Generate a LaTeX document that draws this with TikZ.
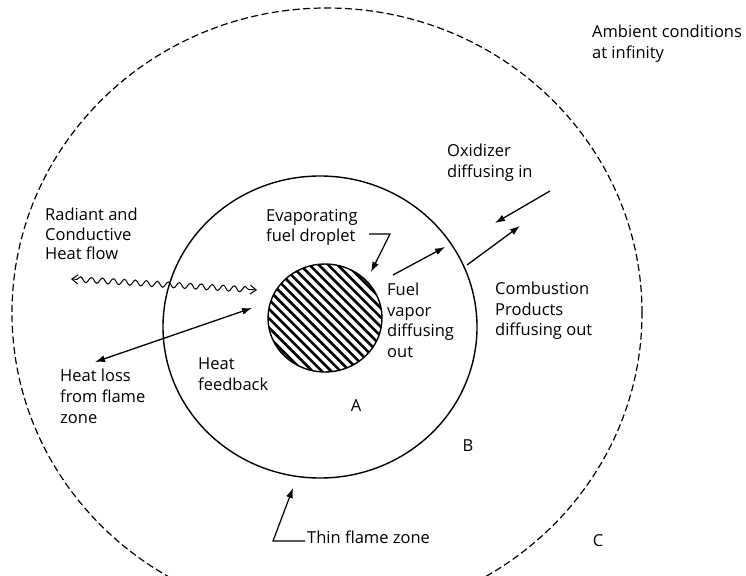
\documentclass[tikz,border=0pt]{standalone}
\usepackage{fontspec}
\setmainfont{Open Sans}
\usetikzlibrary{arrows.meta, shapes.geometric, decorations.pathmorphing}

\begin{document}
\begin{tikzpicture}[x=1pt, y=-1pt,
  lbl/.style={align=left, anchor=north west, inner sep=0pt, font=\fontsize{16.5}{20.5}\selectfont},
  zone/.style={font=\fontsize{16.5}{20}\selectfont, inner sep=0pt},
  ring/.style={ellipse, draw, inner sep=0pt, outer sep=0pt},
  arr/.style={-{Latex[length=10pt, width=7pt]}, line width=1.3pt},
  lead/.style={line width=1.2pt},
]
  \useasboundingbox (0,0) rectangle (746,575);
  \clip (0,0) rectangle (746,575);

  \node[ring, line width=1.2pt, dash pattern=on 7pt off 3.5pt, minimum width=630pt, minimum height=610pt] (ambient) at (327,313) {};
  \node[ring, line width=1.4pt, minimum width=314pt, minimum height=302pt] (flame) at (320,327) {};

  \begin{scope}
    \clip (325,318) ellipse [x radius=57, y radius=54];
    \foreach \k in {-18,...,18}
      \draw[line width=2.6pt] ({325+\k*9.4-90},{318-90}) -- ++(180,180);
  \end{scope}
  \node[ring, line width=1.4pt, minimum width=114pt, minimum height=108pt] (drop) at (325,318) {};

  \node[lbl] (amb) at (592,25) {Ambient conditions\\at infinity};
  \node[lbl] (oxid) at (447,144) {Oxidizer\\diffusing in};
  \node[lbl, font=\fontsize{16.5}{19.5}\selectfont] (rad) at (45,208) {Radiant and\\Conductive\\Heat flow};
  \node[lbl] (evap) at (266,209) {Evaporating\\fuel droplet};
  \node[lbl] (fuel) at (387,283) {Fuel\\vapor\\diffusing\\out};
  \node[lbl] (comb) at (495,282) {Combustion\\Products\\diffusing out};
  \node[lbl, font=\fontsize{16.5}{21}\selectfont] (loss) at (60,369) {Heat loss\\from flame\\zone};
  \node[lbl] (feed) at (198,358) {Heat\\feedback};
  \node[zone] (zA) at (356,406) {A};
  \node[zone] (zB) at (468,446) {B};
  \node[zone] (zC) at (598,541) {C};
  \node[zone, anchor=west] (thin) at (307,537) {Thin flame zone};

  \coordinate (oxOut) at (550,191);
  \coordinate (oxIn) at (495,223);
  \coordinate (prodA) at (467,265);
  \coordinate (prodB) at (520,226);
  \coordinate (vapA) at (393,275);
  \coordinate (vapB) at (445,247);
  \coordinate (lossA) at (95,362);
  \coordinate (lossB) at (252,308);
  \coordinate (radA) at (71,279);
  \coordinate (radB) at (257,290);
  \coordinate (evapA) at (369,234);
  \coordinate (evapB) at (390,234);
  \coordinate (evapC) at (371,272);
  \coordinate (thinA) at (305,541);
  \coordinate (thinB) at (273,541);
  \coordinate (thinC) at (293,488);

  \draw[arr] (oxOut) -- (oxIn);
  \draw[arr] (prodA) -- (prodB);
  \draw[arr] (vapA) -- (vapB);
  \draw[arr, {Latex[length=10pt, width=7pt]}-{Latex[length=10pt, width=7pt]}] (lossA) -- (lossB);
  \draw[line width=1pt, {Straight Barb[length=6pt, width=9pt]}-{Straight Barb[length=6pt, width=9pt]},
    decorate, decoration={snake, amplitude=2.8pt, segment length=11pt, pre length=6pt, post length=6pt}] (radA) -- (radB);
  \draw[lead, -{Latex[length=10pt, width=7pt]}] (evapA) -- (evapB) -- (evapC);
  \draw[lead, -{Latex[length=10pt, width=7pt]}] (thinA) -- (thinB) -- (thinC);
\end{tikzpicture}
\end{document}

______

* [TASK STATEMENT]
Leave out any pictures and return exactly the lines from the beginning of the data through the line with "minimum width=114pt, minimum", inclusive.

* [SOLUTION TO THE EXERCISE]
Generate a LaTeX document that draws this with TikZ.
\documentclass[tikz,border=0pt]{standalone}
\usepackage{fontspec}
\setmainfont{Open Sans}
\usetikzlibrary{arrows.meta, shapes.geometric, decorations.pathmorphing}

\begin{document}
\begin{tikzpicture}[x=1pt, y=-1pt,
  lbl/.style={align=left, anchor=north west, inner sep=0pt, font=\fontsize{16.5}{20.5}\selectfont},
  zone/.style={font=\fontsize{16.5}{20}\selectfont, inner sep=0pt},
  ring/.style={ellipse, draw, inner sep=0pt, outer sep=0pt},
  arr/.style={-{Latex[length=10pt, width=7pt]}, line width=1.3pt},
  lead/.style={line width=1.2pt},
]
  \useasboundingbox (0,0) rectangle (746,575);
  \clip (0,0) rectangle (746,575);

  \node[ring, line width=1.2pt, dash pattern=on 7pt off 3.5pt, minimum width=630pt, minimum height=610pt] (ambient) at (327,313) {};
  \node[ring, line width=1.4pt, minimum width=314pt, minimum height=302pt] (flame) at (320,327) {};

  \begin{scope}
    \clip (325,318) ellipse [x radius=57, y radius=54];
    \foreach \k in {-18,...,18}
      \draw[line width=2.6pt] ({325+\k*9.4-90},{318-90}) -- ++(180,180);
  \end{scope}
  \node[ring, line width=1.4pt, minimum width=114pt, minimum height=108pt] (drop) at (325,318) {};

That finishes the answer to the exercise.